In case it rains here in the winter (yes that unfortunately happens sometimes) you frequently have the chance to see a rainbow. The weather changes so fast here that Iceland is perfect for rainbow spotting. On some days you can even see 2 or 3 at a time. Even if you got wet by a rain shower, often the sun shines through the rain clouds and creates a beautiful colorful rainbow.
- Viking experience:
I admit that it can be hard here in the winter, it is very windy, it snows, rains and hails and you have a hard time figuring out why you came here in winter to go horse-riding on some days. But believe me at the end of the day it is totally worth it. If you have been freezing all day, there is nothing better than coming inside for a warm meal and taking a hot shower or a dip in the hot pot. After that you feel renewed and very proud of yourself that you made a riding tour in winterly Iceland and you see how strong you are mentally and physically, like the Vikings!

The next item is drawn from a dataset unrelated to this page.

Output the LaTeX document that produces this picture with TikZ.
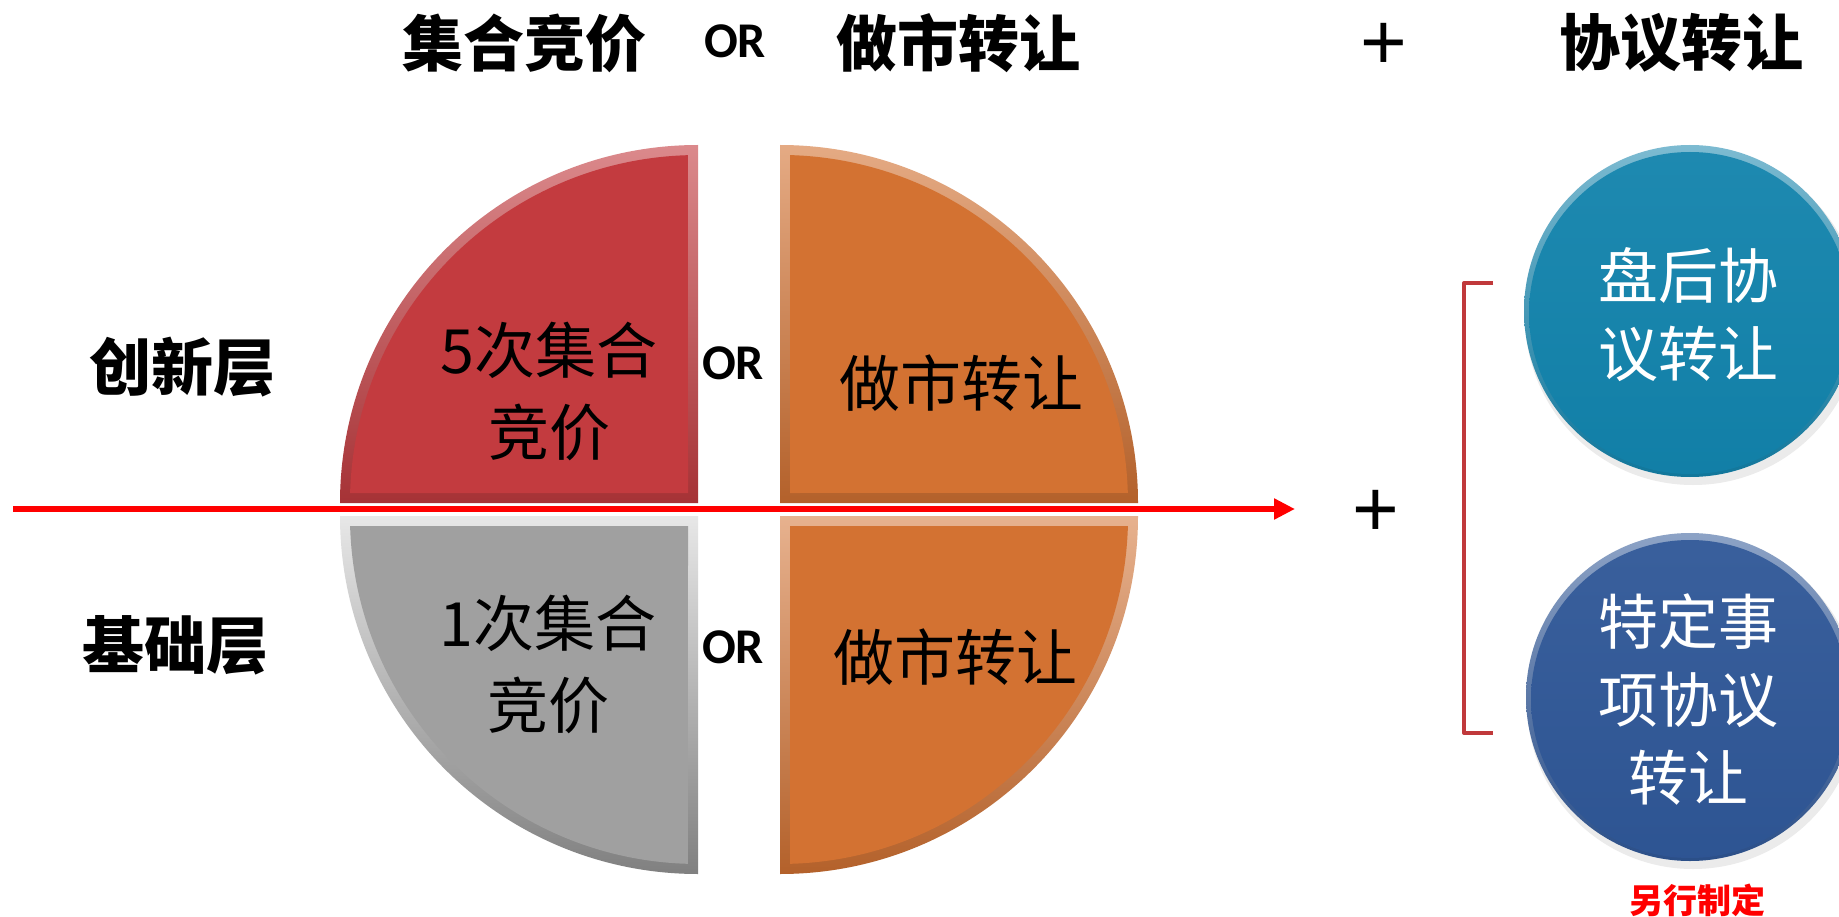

In general, keep in mind that since Iceland is an island in the middle of the Atlantic Ocean the weather changes really fast around here and once you have been here you will know why locals say:
“If you don’t like the weather just wait five minutes…”
Basically, you just get examples of weather here, even during our shorter rides we had guests that experienced sunshine, rain, hail, snow and rainbows within an hour. Always be prepared for all four season and various weather surprises when you leave the house.
Iceland is also one of the windiest places on earth so even if it is not that cold it easily feels 5-10° C colder with the wind. This is also the reason why you can see so many colourful raincoats here, no Icelandic person owns an umbrella because it just gets turned over by the wind. Believe me, I had one and used it exactly once. When you get back home you’ll appreciate your not-so-windy home country a lot more than you thought.
All in all, spending time here in the winter is a great experience for all nature enthusiasts. Sometimes challenging and an impressive demonstration of the power of nature but also one of the most special things you will ever do.
Riding through a snowy landscape and breathing in the clear air after a dramatic sunrise in the late morning or seeing the stars and the milky way or even the northern lights above your head after two days of stormy weather and just letting yourself fall into a snow pile to watch it makes up for every minute that you might have doubted your decision to come to Iceland in the winter!